“Lord be with us…” is an expression we often hear in public prayers. Sometimes it’s prayed as it relates to our family. Or in a closing prayer as we leave the assembly. Or in our daily Christian walk. I’ve also heard it applied to our services. “Lord be with as we worship today.”
I understand and appreciate the sentiment of that request. Nor am I critical of the expression per sae. However, maybe we ought to pray, “Lord, may we be with you.” James 4:8 admonishes, “Draw near to God and be will draw near to you.”
Drawing near suggests that God welcomes us to seek Him. To come to Him. To commune with Him. To communicate with Him. To enjoy fellowship with Him. In fact, Paul pictures God as calling us to leave behind the darkness of sin, and the fellowship of the world, and to come to Him. He declares that He will be our Father. And that we can be his children–His sons and daughter (2 Cor. 6:17-18). He desires that we be with Him.
Yet, the Bible teaches that the Lord is not “with us” when we engage in vain worship, defile the sanctity of the home, or fail to follow His Word in our daily lives. It is possible to draw near to God with hollow words. Jesus’ warning is real in this regard. “These people draw near to Me with their mouth, And honor Me with their lips, But their heart is far from Me. And in vain they worship Me, Teaching as doctrines the commandments of men.’”(Matt 15:8-9).

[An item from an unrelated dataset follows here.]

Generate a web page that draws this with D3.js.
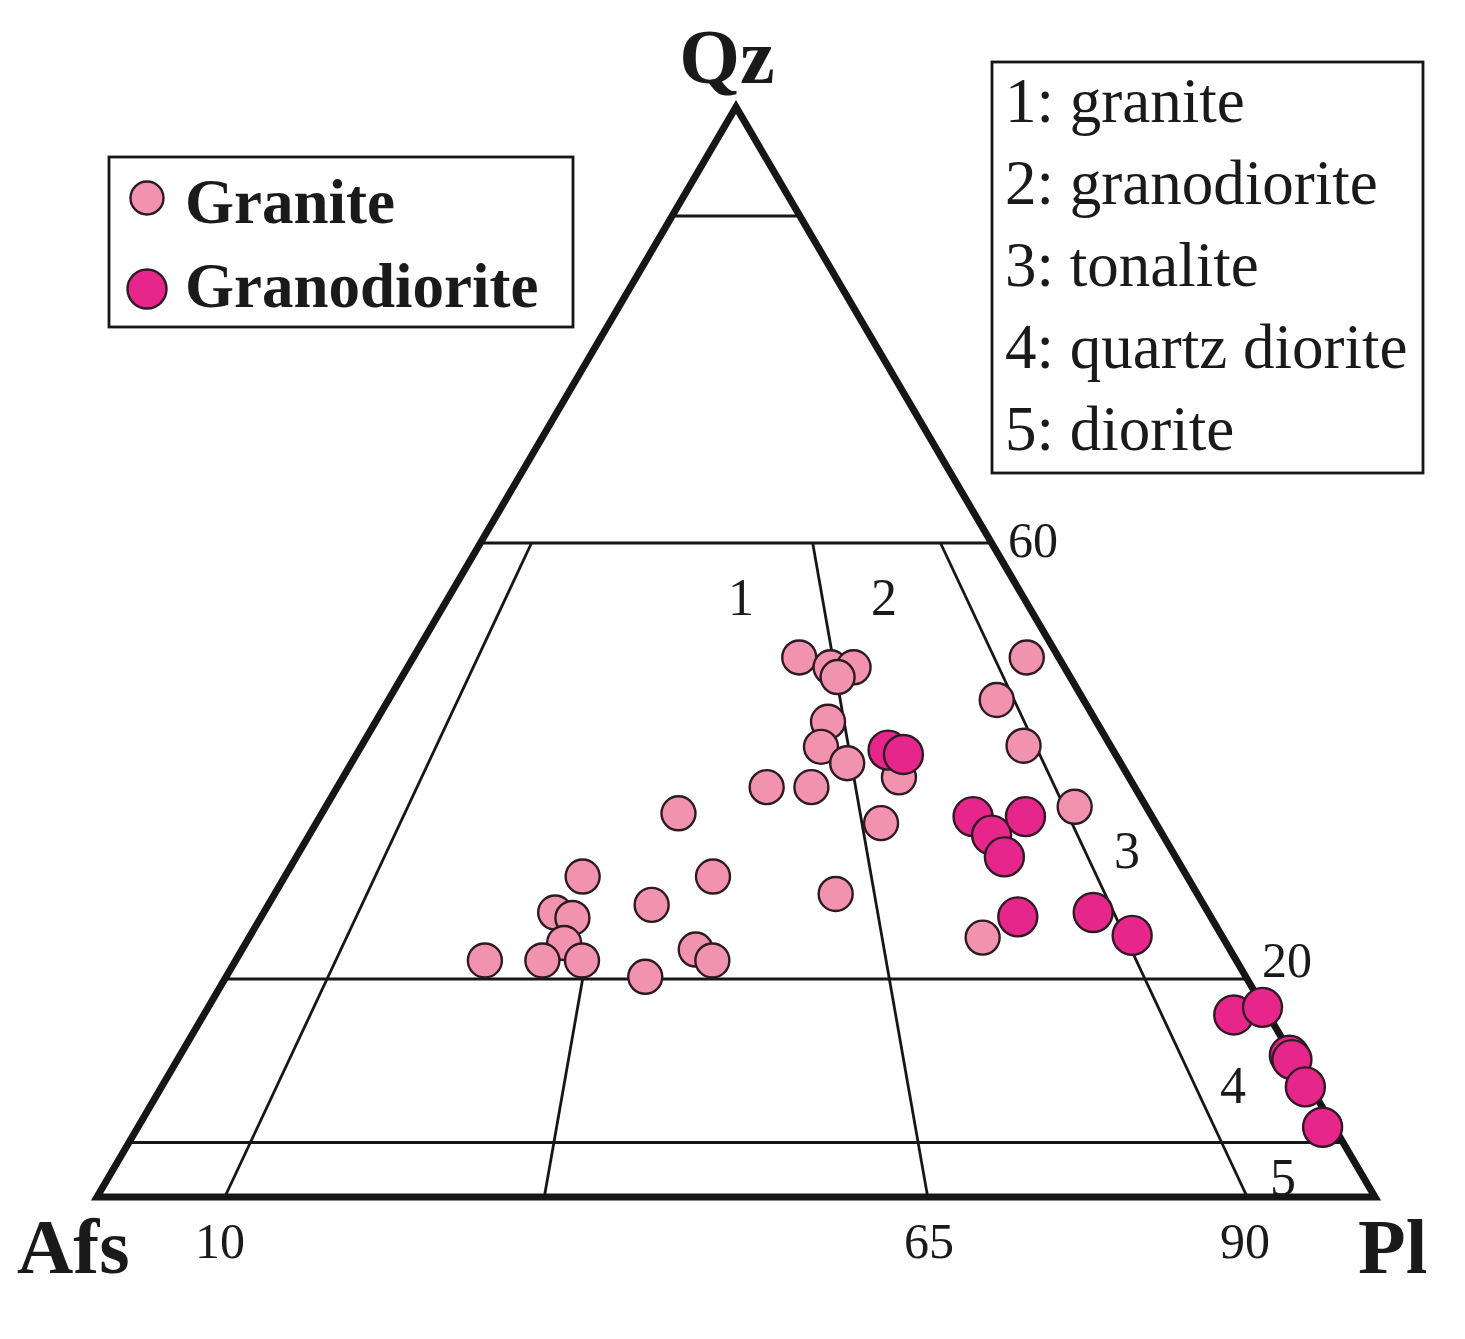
<!DOCTYPE html>
<html><head><meta charset="utf-8">
<script src="https://cdn.jsdelivr.net/npm/d3@7"></script>
<style>body{margin:0;background:#fff}svg{display:block}text{font-family:"Liberation Serif","Times New Roman",serif;fill:#1a1a1a}</style>
</head><body>
<svg id="c" width="1465" height="1339"></svg>
<script>
// ---- data (percent: Qz, Afs, Pl) ----
const granite = [
  [49.5,20.3,30.2],[48.6,18.3,33.1],[48.6,16.5,34.9],[47.7,18.2,34.1],
  [43.6,21.0,35.4],[41.3,22.7,36.0],[39.8,21.4,38.8],[37.6,28.8,33.6],
  [37.6,25.3,37.1],[38.5,18.0,43.5],[34.3,21.5,44.2],[35.2,36.9,27.9],
  [29.4,47.3,23.3],[29.4,37.1,33.5],[26.8,43.2,30.0],[26.1,51.1,22.8],
  [25.6,50.0,24.4],[23.3,51.8,24.9],[21.7,58.8,19.5],[21.7,54.3,24.0],
  [21.7,51.2,27.1],[20.2,47.0,32.8],[22.7,41.8,35.5],[21.7,41.0,37.3],
  [27.8,28.3,43.9],[49.5,2.5,48.0],[45.6,6.8,47.6],[41.4,6.8,51.8],
  [35.8,5.6,58.6],[23.8,18.8,57.4]
];
const granodiorite = [
  [41.0,17.6,41.4],[40.6,16.6,42.8],[34.9,14.0,51.1],[33.2,13.4,53.4],
  [34.9,9.9,55.2],[31.2,13.4,55.4],[25.7,15.1,59.2],[26.1,9.0,64.9],
  [24.0,7.0,69.0],[16.7,2.7,80.6],[17.4,0.1,82.5],[13.0,0.2,86.8],
  [12.6,0.2,87.2],[10.1,0.4,89.5],[6.4,0.9,92.7]
];
// field boundaries
const qzLines = [90, 60, 20, 5];                       // horizontal Qz lines
const ratioLines = [[10, 60], [35, 20], [65, 60], [90, 60]]; // [Pl/(Afs+Pl)%, top Qz]
const baseTicks = ["10", "65", "90"];
const sideTicks = ["60", "20"];
const fieldNums = ["1", "2", "3", "4", "5"];
const legendSamples = ["Granite", "Granodiorite"];
const fieldNames = ["1: granite", "2: granodiorite", "3: tonalite", "4: quartz diorite", "5: diorite"];
const vertices = ["Qz", "Afs", "Pl"];

// ---- scales ----
const xS = d3.scaleLinear().domain([0, 100]).range([97, 1375]);
const yS = d3.scaleLinear().domain([0, 100]).range([1197, 107]);
function pt(qz, afs, pl) {
  const s = qz + afs + pl;
  const q = qz / s * 100, p = pl / s * 100;
  return [xS(p + q / 2), yS(q)];
}

const svg = d3.select("#c");
const ink = "#161616";

// horizontal lines
qzLines.forEach(q => {
  const a = pt(q, 100 - q, 0), b = pt(q, 0, 100 - q);
  svg.append("line").attr("x1", a[0]).attr("y1", a[1]).attr("x2", b[0]).attr("y2", b[1])
    .attr("stroke", ink).attr("stroke-width", 3.2);
});
// radial lines
ratioLines.forEach(([r, top]) => {
  const a = pt(0, 100 - r, r), b = pt(top, (100 - top) * (100 - r) / 100, (100 - top) * r / 100);
  svg.append("line").attr("x1", a[0]).attr("y1", a[1]).attr("x2", b[0]).attr("y2", b[1])
    .attr("stroke", ink).attr("stroke-width", 2.8);
});
// outer triangle
const tri = [pt(0, 100, 0), pt(0, 0, 100), pt(100, 0, 0)];
svg.append("path").attr("d", d3.line()(tri) + "Z").attr("fill", "none")
  .attr("stroke", ink).attr("stroke-width", 7).attr("stroke-linejoin", "miter");

// points
const gFill = "#f193ae", gdFill = "#e6268a", pStroke = "#2e1a24";
svg.append("g").selectAll("circle").data(granite).join("circle")
  .attr("cx", d => pt(...d)[0]).attr("cy", d => pt(...d)[1]).attr("r", 17)
  .attr("fill", gFill).attr("stroke", pStroke).attr("stroke-width", 2.4);
svg.append("g").selectAll("circle").data(granodiorite).join("circle")
  .attr("cx", d => pt(...d)[0]).attr("cy", d => pt(...d)[1]).attr("r", 19.5)
  .attr("fill", gdFill).attr("stroke", pStroke).attr("stroke-width", 2.4);

// field numbers
const numPos = [[741, 615], [884, 615], [1127, 868], [1233, 1103], [1283, 1195]];
fieldNums.forEach((t, i) => svg.append("text").attr("x", numPos[i][0]).attr("y", numPos[i][1])
  .attr("text-anchor", "middle").attr("font-size", 52).text(t));
// tick labels
const basePos = [220, 929, 1245];
baseTicks.forEach((t, i) => svg.append("text").attr("x", basePos[i]).attr("y", 1258)
  .attr("text-anchor", "middle").attr("font-size", 50).text(t));
const sidePos = [[1008, 557], [1262, 977]];
sideTicks.forEach((t, i) => svg.append("text").attr("x", sidePos[i][0]).attr("y", sidePos[i][1])
  .attr("font-size", 50).text(t));
// vertex labels
const vPos = [[727, 83, "middle"], [17, 1273, "start"], [1358, 1273, "start"]];
vertices.forEach((t, i) => svg.append("text").attr("x", vPos[i][0]).attr("y", vPos[i][1])
  .attr("text-anchor", vPos[i][2]).attr("font-size", 78).attr("font-weight", "bold").text(t));

// legend 1
svg.append("rect").attr("x", 109).attr("y", 157).attr("width", 464).attr("height", 170)
  .attr("fill", "#fff").attr("stroke", ink).attr("stroke-width", 2.8);
const lg = [[198, 16.5, gFill, 223], [289, 19.5, gdFill, 307]];
legendSamples.forEach((t, i) => {
  svg.append("circle").attr("cx", 147).attr("cy", lg[i][0]).attr("r", lg[i][1])
    .attr("fill", lg[i][2]).attr("stroke", pStroke).attr("stroke-width", 2.4);
  svg.append("text").attr("x", 185).attr("y", lg[i][3]).attr("font-size", 63)
    .attr("font-weight", "bold").text(t);
});
// legend 2
svg.append("rect").attr("x", 992).attr("y", 62).attr("width", 431).attr("height", 411)
  .attr("fill", "#fff").attr("stroke", ink).attr("stroke-width", 2.8);
fieldNames.forEach((t, i) => svg.append("text").attr("x", 1005).attr("y", 122 + i * 82)
  .attr("font-size", 63).text(t));
</script>
</body></html>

If our worship is not in “spirit and in truth,” the Lord is not with us. If we fail to honor Him in our families, He is not with us. If we lack love for our “neighbor”, God is not with us. If we are dishonest in our business dealings, God is not with us. If we neglect our daily walk with Him, the Lord is not with us.
Part of the challenge may be our desire and effort to grow our relationship with God. In his book, One Holy Hunger, Mike Cope writes, “When our vision of God diminishes or fails to grow, Christianity becomes a tame, drab, lukewarm, safe religion that fits comfortably into our malnourished world view.” Could it be that we want to live as we please, asking for Divine favor, and neglect to “draw near to God?”
Our attitude needs to be like Asaph, the Psalmist, who penned, “But it is good for me to draw near to God;I have put my trust in the Lord God, that I may declare all Your works” (PS 73:28).
As we assemble on the Lord’s day to sing, pray, listen to the Word, and enjoy fellowship. Let us draw closer to God, and pray that we be with Him. And as we leave to walk out into the world in which we live, work, and play, may we seek to walk in His way. Instead of trying to squeeze God into what we already feel, believe or practice, we need to draw near to God. Come to know His heart. His Word. His Plan for our lives. When we do that our Christian experience is enlarged and enlivened.